* [Task objective] Below is a listing; write it out exactly and drop any images from it.

* [Data shown]
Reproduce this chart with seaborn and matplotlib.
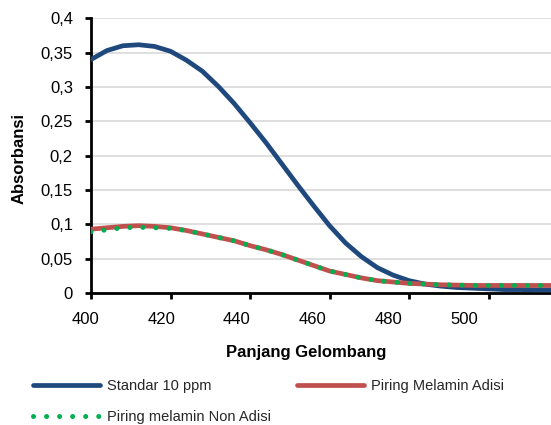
import numpy as np
import pandas as pd
import matplotlib
matplotlib.use("Agg")
import matplotlib.pyplot as plt
from matplotlib.ticker import FuncFormatter, MultipleLocator, FixedLocator
from matplotlib.transforms import ScaledTranslation
from matplotlib.lines import Line2D
import seaborn as sns

# ---- data ----
wavelength = [400, 404, 408, 412, 416, 420, 424, 428, 432, 436, 440, 444, 448, 452,
              456, 460, 464, 468, 472, 476, 480, 484, 488, 492, 496, 500, 504, 508,
              512, 516]
standar = [0.340, 0.353, 0.360, 0.3615, 0.359, 0.352, 0.339, 0.323, 0.301, 0.276,
           0.248, 0.219, 0.188, 0.157, 0.127, 0.098, 0.073, 0.053, 0.037, 0.026,
           0.018, 0.013, 0.010, 0.008, 0.007, 0.006, 0.005, 0.005, 0.0045, 0.0045]
adisi = [0.093, 0.095, 0.097, 0.098, 0.097, 0.095, 0.091, 0.086, 0.081, 0.076,
         0.069, 0.063, 0.056, 0.048, 0.040, 0.032, 0.027, 0.022, 0.018, 0.016,
         0.014, 0.013, 0.012, 0.0115, 0.011, 0.011, 0.011, 0.011, 0.011, 0.011]
non_adisi = [0.089, 0.092, 0.095, 0.0957, 0.095, 0.094, 0.091, 0.086, 0.081, 0.076,
             0.069, 0.063, 0.056, 0.048, 0.040, 0.032, 0.027, 0.022, 0.018, 0.016,
             0.014, 0.013, 0.012, 0.0115, 0.011, 0.011, 0.011, 0.011, 0.011, 0.011]

series_names = ["Standar 10 ppm", "Piring Melamin Adisi", "Piring melamin Non Adisi"]
colors = ["#1F497D", "#C0504D", "#00B050"]
x_ticks = [400, 420, 440, 460, 480, 500]
x_tick_labels = ["400", "420", "440", "460", "480", "500"]

df = pd.DataFrame({
    "wl": wavelength * 3,
    "val": standar + adisi + non_adisi,
    "series": [series_names[0]] * len(wavelength) + [series_names[1]] * len(wavelength)
              + [series_names[2]] * len(wavelength),
})

sns.set_style("white")
plt.rcParams["font.family"] = ["Liberation Sans", "DejaVu Sans"]

fig = plt.figure(figsize=(5.51, 4.25), dpi=100)
ax = fig.add_axes([91 / 551, 1 - 293 / 425, 1 - 91 / 551, (293 - 18.3) / 425])

lw = 3.4
dot_style = (0, (0.01, 2.6))
sns.lineplot(data=df[df.series == series_names[0]], x="wl", y="val", ax=ax,
             color=colors[0], linewidth=lw, legend=False, zorder=3,
             solid_joinstyle="round")
sns.lineplot(data=df[df.series == series_names[1]], x="wl", y="val", ax=ax,
             color=colors[1], linewidth=lw, legend=False, zorder=4,
             solid_joinstyle="round")
sns.lineplot(data=df[df.series == series_names[2]], x="wl", y="val", ax=ax,
             color=colors[2], linewidth=3.6, legend=False, zorder=5,
             linestyle=dot_style, dash_capstyle="round")

ax.yaxis.set_major_locator(MultipleLocator(0.05))
ax.yaxis.set_major_formatter(FuncFormatter(lambda v, p: ("%g" % round(v, 3)).replace(".", ",")))
ax.set_xticks(x_ticks, x_tick_labels)

ax.set_xlim(400, 515.7)
ax.set_ylim(0, 0.4)

ax.grid(axis="y", which="major", color="#D9D9D9", linewidth=1.2)
ax.grid(axis="x", which="both", visible=False)
ax.set_axisbelow(True)
for s in ["top", "right"]:
    ax.spines[s].set_visible(False)
for s in ["left", "bottom"]:
    ax.spines[s].set_color("black")
    ax.spines[s].set_linewidth(2)
ax.tick_params(axis="both", which="major", direction="out", length=4, width=2,
               color="black", labelsize=12, labelcolor="black")
ax.tick_params(axis="y", pad=9, left=True)
ax.tick_params(axis="x", pad=10, bottom=True)

# the reference's x labels sit progressively left of their ticks
px_per_unit = 460 / (515.7 - 400)
for v, tick in zip(x_ticks, ax.xaxis.get_major_ticks()):
    dx_px = ((v - 400) * -0.048 - 1.4) * px_per_unit
    lab = tick.label1
    lab.set_transform(lab.get_transform() + ScaledTranslation(dx_px / 100, 0, fig.dpi_scale_trans))

ax.set_xlabel("Panjang Gelombang", fontsize=12, fontweight="bold", color="black")
ax.set_ylabel("Absorbansi", fontsize=12, fontweight="bold", color="black")
ax.xaxis.set_label_coords(0.467, -0.19)
ax.yaxis.set_label_coords(-0.14, 0.49)

handles = [
    Line2D([], [], color=colors[0], linewidth=lw),
    Line2D([], [], color=colors[2], linewidth=3.6, linestyle=dot_style,
           dash_capstyle="round"),
    Line2D([], [], color=colors[1], linewidth=lw),
]
labels = [series_names[0], series_names[2], series_names[1]]
fig.legend(handles, labels, ncol=2, loc="upper left", bbox_to_anchor=(0.06, 0.109),
           frameon=False, prop={"size": 10.5},
           handlelength=4.6, handletextpad=0.48,
           columnspacing=1.8, labelspacing=1.18, borderpad=0, borderaxespad=0)

fig.savefig("out.png", dpi=100)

* [Task answer]
Reproduce this chart with seaborn and matplotlib.
import numpy as np
import pandas as pd
import matplotlib
matplotlib.use("Agg")
import matplotlib.pyplot as plt
from matplotlib.ticker import FuncFormatter, MultipleLocator, FixedLocator
from matplotlib.transforms import ScaledTranslation
from matplotlib.lines import Line2D
import seaborn as sns

# ---- data ----
wavelength = [400, 404, 408, 412, 416, 420, 424, 428, 432, 436, 440, 444, 448, 452,
              456, 460, 464, 468, 472, 476, 480, 484, 488, 492, 496, 500, 504, 508,
              512, 516]
standar = [0.340, 0.353, 0.360, 0.3615, 0.359, 0.352, 0.339, 0.323, 0.301, 0.276,
           0.248, 0.219, 0.188, 0.157, 0.127, 0.098, 0.073, 0.053, 0.037, 0.026,
           0.018, 0.013, 0.010, 0.008, 0.007, 0.006, 0.005, 0.005, 0.0045, 0.0045]
adisi = [0.093, 0.095, 0.097, 0.098, 0.097, 0.095, 0.091, 0.086, 0.081, 0.076,
         0.069, 0.063, 0.056, 0.048, 0.040, 0.032, 0.027, 0.022, 0.018, 0.016,
         0.014, 0.013, 0.012, 0.0115, 0.011, 0.011, 0.011, 0.011, 0.011, 0.011]
non_adisi = [0.089, 0.092, 0.095, 0.0957, 0.095, 0.094, 0.091, 0.086, 0.081, 0.076,
             0.069, 0.063, 0.056, 0.048, 0.040, 0.032, 0.027, 0.022, 0.018, 0.016,
             0.014, 0.013, 0.012, 0.0115, 0.011, 0.011, 0.011, 0.011, 0.011, 0.011]

series_names = ["Standar 10 ppm", "Piring Melamin Adisi", "Piring melamin Non Adisi"]
colors = ["#1F497D", "#C0504D", "#00B050"]
x_ticks = [400, 420, 440, 460, 480, 500]
x_tick_labels = ["400", "420", "440", "460", "480", "500"]

df = pd.DataFrame({
    "wl": wavelength * 3,
    "val": standar + adisi + non_adisi,
    "series": [series_names[0]] * len(wavelength) + [series_names[1]] * len(wavelength)
              + [series_names[2]] * len(wavelength),
})

sns.set_style("white")
plt.rcParams["font.family"] = ["Liberation Sans", "DejaVu Sans"]

fig = plt.figure(figsize=(5.51, 4.25), dpi=100)
ax = fig.add_axes([91 / 551, 1 - 293 / 425, 1 - 91 / 551, (293 - 18.3) / 425])

lw = 3.4
dot_style = (0, (0.01, 2.6))
sns.lineplot(data=df[df.series == series_names[0]], x="wl", y="val", ax=ax,
             color=colors[0], linewidth=lw, legend=False, zorder=3,
             solid_joinstyle="round")
sns.lineplot(data=df[df.series == series_names[1]], x="wl", y="val", ax=ax,
             color=colors[1], linewidth=lw, legend=False, zorder=4,
             solid_joinstyle="round")
sns.lineplot(data=df[df.series == series_names[2]], x="wl", y="val", ax=ax,
             color=colors[2], linewidth=3.6, legend=False, zorder=5,
             linestyle=dot_style, dash_capstyle="round")

ax.yaxis.set_major_locator(MultipleLocator(0.05))
ax.yaxis.set_major_formatter(FuncFormatter(lambda v, p: ("%g" % round(v, 3)).replace(".", ",")))
ax.set_xticks(x_ticks, x_tick_labels)

ax.set_xlim(400, 515.7)
ax.set_ylim(0, 0.4)

ax.grid(axis="y", which="major", color="#D9D9D9", linewidth=1.2)
ax.grid(axis="x", which="both", visible=False)
ax.set_axisbelow(True)
for s in ["top", "right"]:
    ax.spines[s].set_visible(False)
for s in ["left", "bottom"]:
    ax.spines[s].set_color("black")
    ax.spines[s].set_linewidth(2)
ax.tick_params(axis="both", which="major", direction="out", length=4, width=2,
               color="black", labelsize=12, labelcolor="black")
ax.tick_params(axis="y", pad=9, left=True)
ax.tick_params(axis="x", pad=10, bottom=True)

# the reference's x labels sit progressively left of their ticks
px_per_unit = 460 / (515.7 - 400)
for v, tick in zip(x_ticks, ax.xaxis.get_major_ticks()):
    dx_px = ((v - 400) * -0.048 - 1.4) * px_per_unit
    lab = tick.label1
    lab.set_transform(lab.get_transform() + ScaledTranslation(dx_px / 100, 0, fig.dpi_scale_trans))

ax.set_xlabel("Panjang Gelombang", fontsize=12, fontweight="bold", color="black")
ax.set_ylabel("Absorbansi", fontsize=12, fontweight="bold", color="black")
ax.xaxis.set_label_coords(0.467, -0.19)
ax.yaxis.set_label_coords(-0.14, 0.49)

handles = [
    Line2D([], [], color=colors[0], linewidth=lw),
    Line2D([], [], color=colors[2], linewidth=3.6, linestyle=dot_style,
           dash_capstyle="round"),
    Line2D([], [], color=colors[1], linewidth=lw),
]
labels = [series_names[0], series_names[2], series_names[1]]
fig.legend(handles, labels, ncol=2, loc="upper left", bbox_to_anchor=(0.06, 0.109),
           frameon=False, prop={"size": 10.5},
           handlelength=4.6, handletextpad=0.48,
           columnspacing=1.8, labelspacing=1.18, borderpad=0, borderaxespad=0)

fig.savefig("out.png", dpi=100)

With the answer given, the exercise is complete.